World Jewish News
EU Parliament President postponed planned visit to Iran
14.10.2015, Israel and the World European Parliament President Martin Schulz has postponed a planned trip to Iran, officially for ‘’agenda reasons.’’ The visit was aimed at improving relations between Iran and the EU following the signing in July of a deal between world powers and Tehran regarding its nuclear program. “Due to agenda reasons, my visit to #Iran foreseen for tomorrow has been postponed to a later date,” Schulz tweeted. Last week, in a letter, 115 members of the European Parliament urged Schulz to use the occasion of this visit ‘’to publicly denounce human rights abuses in Iran’’ and call ‘’for ending public executions.’’ ‘’It is regrettable that while the EU and the world powers were negotiating over a nuclear deal with Iran, the government of the ‘moderate’ President Hassan Rouhani was busy hanging hundreds of its citizens, many of them in public,’’ the MEPs wrote. They also suggested him to meet with several prisoners of conscience. Amnesty International has released a report that 700 executions took place in Iran only during the first six months of this year. “Iran’s staggering execution toll for the first half of this year paints a sinister picture of the machinery of the state carrying out premeditated, judicially-sanctioned killings on a mass scale,” it said. ‘’While Iran is boasting about improved ties with the west, the European Parliament which represents half a billion European citizens with common democratic values has a duty to put human rights as a top priority for any expansion of relationship with this regime, setting an example for our EU governments,’’ the MEPs said.

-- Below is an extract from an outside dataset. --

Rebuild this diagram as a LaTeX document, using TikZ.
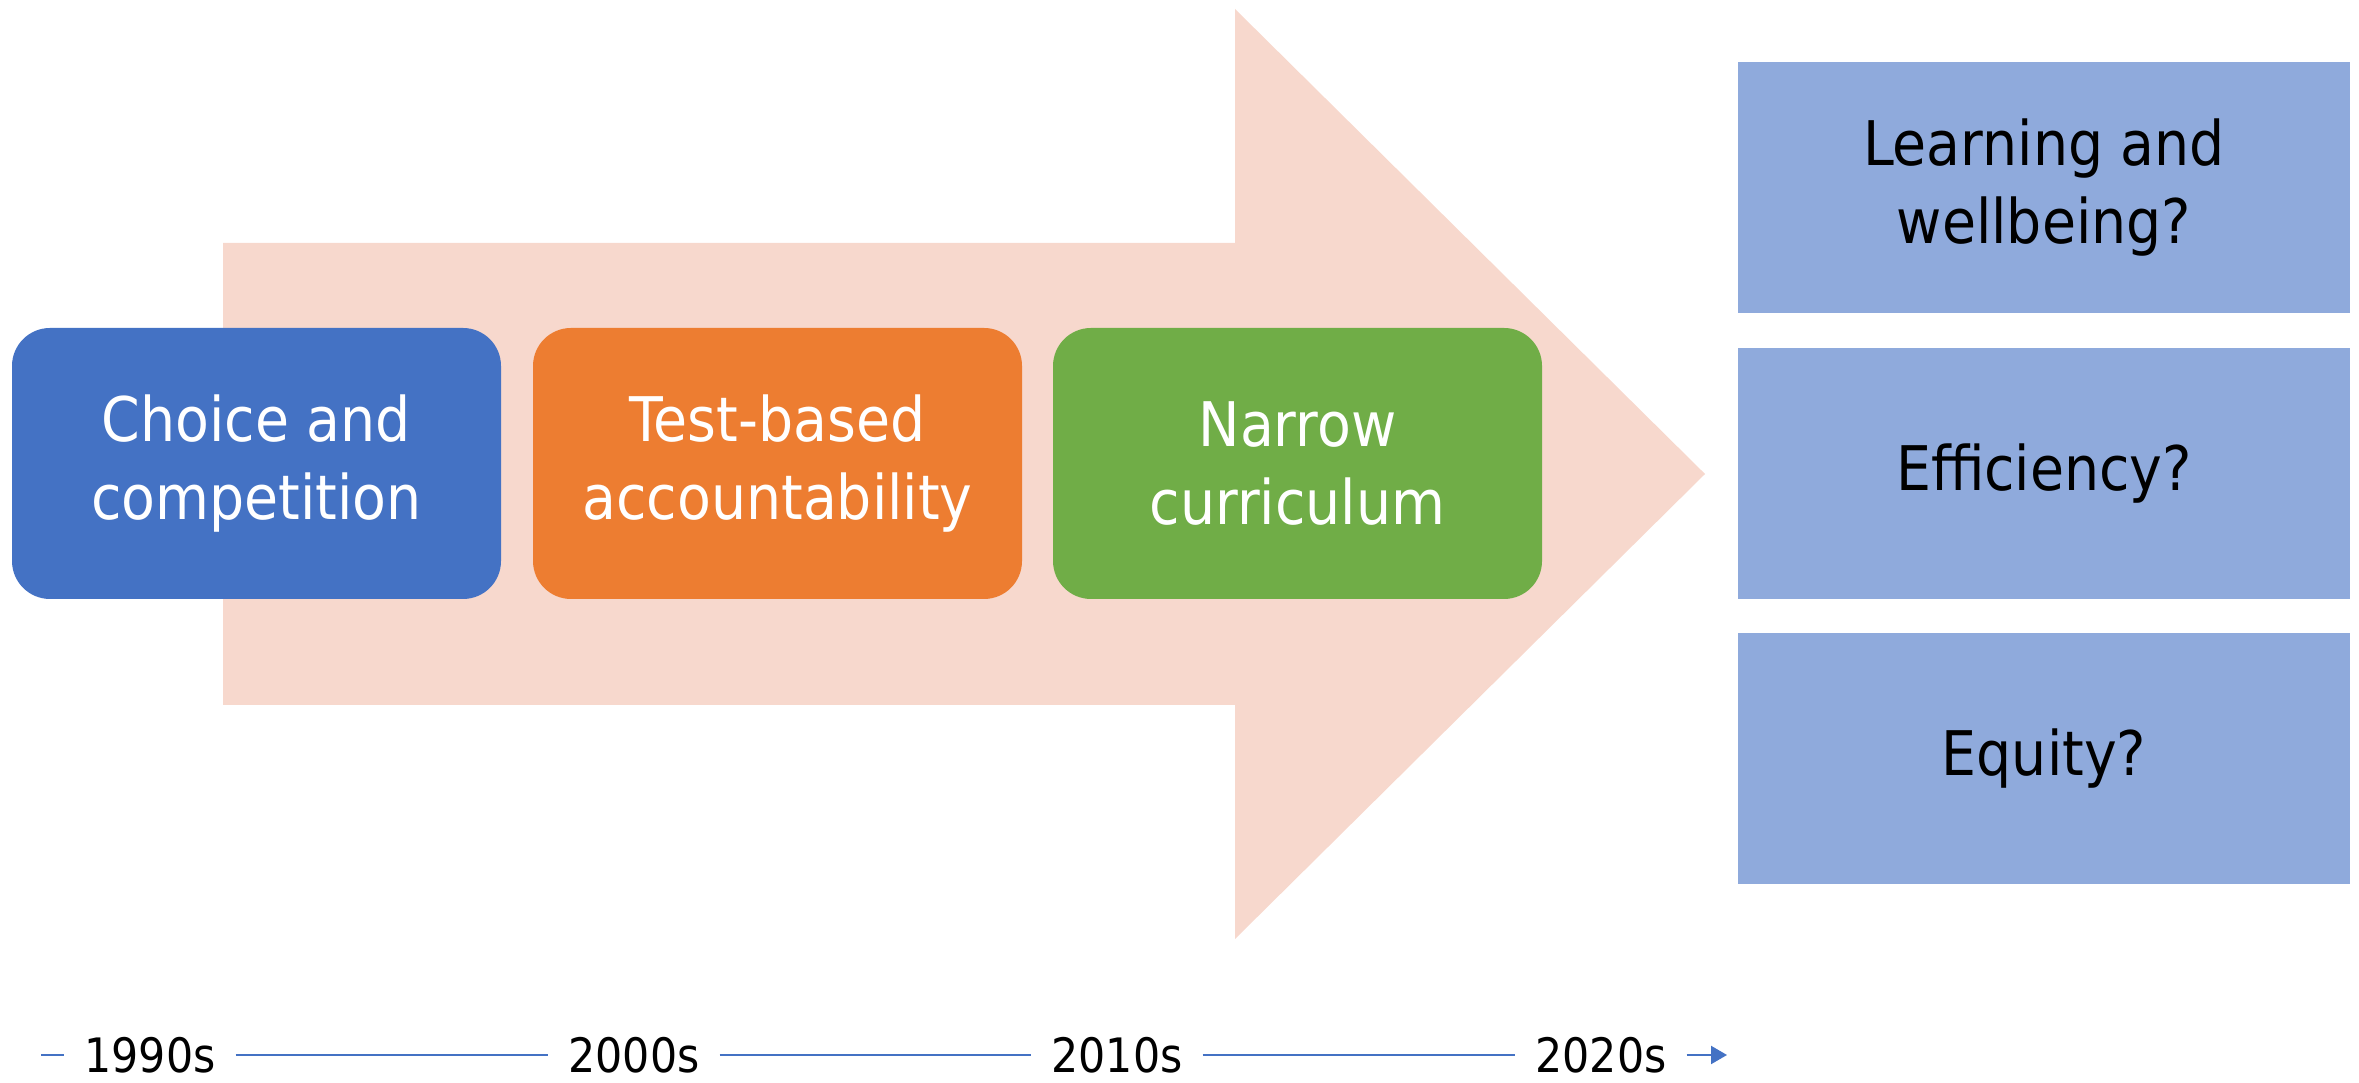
\documentclass[tikz,border=0pt]{standalone}
\usepackage{fontspec}
\setmainfont{DejaVu Sans}[FakeStretch=0.9]
\usepackage{xcolor}
\usepackage{tikz}
\usetikzlibrary{arrows.meta,positioning}

\definecolor{arrowpeach}{HTML}{F7D8CD}
\definecolor{ablue}{HTML}{4472C4}
\definecolor{aorange}{HTML}{ED7D31}
\definecolor{agreen}{HTML}{70AD47}
\definecolor{qblue}{HTML}{8FAADC}

\begin{document}
\begin{tikzpicture}[
    era/.style = {rounded corners=0.38cm, minimum width=4.89cm, minimum height=2.71cm,
                  text=white, align=center, font=\fontsize{17.5}{22}\selectfont},
    ask/.style = {fill=qblue, minimum width=6.12cm, minimum height=2.51cm,
                  align=center, font=\fontsize{17.5}{22}\selectfont},
    decade/.style = {minimum width=1.7cm, inner sep=0pt, font=\fontsize{13.5}{16}\selectfont},
    tline/.style = {ablue, line width=0.6pt}
]
    \useasboundingbox (0,0) rectangle (23.59,10.83);

    % Big arrow
    \fill[arrowpeach] (2.23,8.40) -- (12.35,8.40) -- (12.35,10.74) -- (17.05,6.09)
        -- (12.35,1.44) -- (12.35,3.78) -- (2.23,3.78) -- cycle;

    % Eras
    \node at (2.565,6.195) [era,fill=ablue] (choice) {Choice and\\competition};
    \node at (7.775,6.195) [era,fill=aorange] (test) {Test-based\\accountability};
    \node at (12.975,6.195) [era,fill=agreen] (narrow) {Narrow\\curriculum};

    % Questions
    \node at (20.44,8.955) [ask] (learn) {Learning and\\wellbeing?};
    \node at (20.44,6.095) [ask] (effic) {Efficiency?};
    \node at (20.44,3.24) [ask] (equity) {Equity?};

    % Timeline
    \coordinate (tstart) at (0.41,0.28);
    \node at (1.50,0.28) [decade] (d1990) {1990s};
    \node at (6.34,0.28) [decade] (d2000) {2000s};
    \node at (11.17,0.28) [decade] (d2010) {2010s};
    \node at (16.01,0.28) [decade] (d2020) {2020s};
    \coordinate (tend) at (17.27,0.28);

    \draw[tline] (tstart) -- (d1990);
    \draw[tline] (d1990) -- (d2000);
    \draw[tline] (d2000) -- (d2010);
    \draw[tline] (d2010) -- (d2020);
    \draw[tline,-{Triangle[length=0.16cm,width=0.18cm]}] (d2020) -- (tend);
\end{tikzpicture}
\end{document}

Meanwhile, EU foreign policy Federica Mogherini received this week in Brussels an Iranian delegation led by the Deputy Foreign Minister Hossein Amirabdollahian.
According to a statement from the EU’s External Service, she first welcomed the completion of the Iranian parliamentary process on the nuclear deal. Mogherini had coordinated the nuclear diplomacy with Iran on behalf of the six powers.
The Council gave the mandate to the EU’s High Representative ‘’to explore ways in which the EU could promote a more constructive regional framework in the Middle East.’’ In light of this, Mogherini focused the discussion on Syria.
The statement said that the three-hour discussions were followed by senior official talks which focused on the need to advance in parallel the fight against Da'esh and a political process that would bring the conflict inside Syria to an end, starting with a de-escalation of the current tensions.
The discussions reiterated the need to actively support the process led by the UN Special Envoy, Staffan de Mistura, and the need to continue to work together on this path.
German Foreign Minister Frank-Walter Steinmeier is due to travel to Iran and Saudi Arabia at the end of this week to push for a political solution in the Syria conflict. Riyadh is one of the strongest opponents of al-Assad.
"We need the regional actors and, here, we are encountering hurdles laying in the relationship between Iran and Saudi Arabia," Steinmeier said Monday on the margins of an EU Foreign Ministers' meeting in Luxembourg.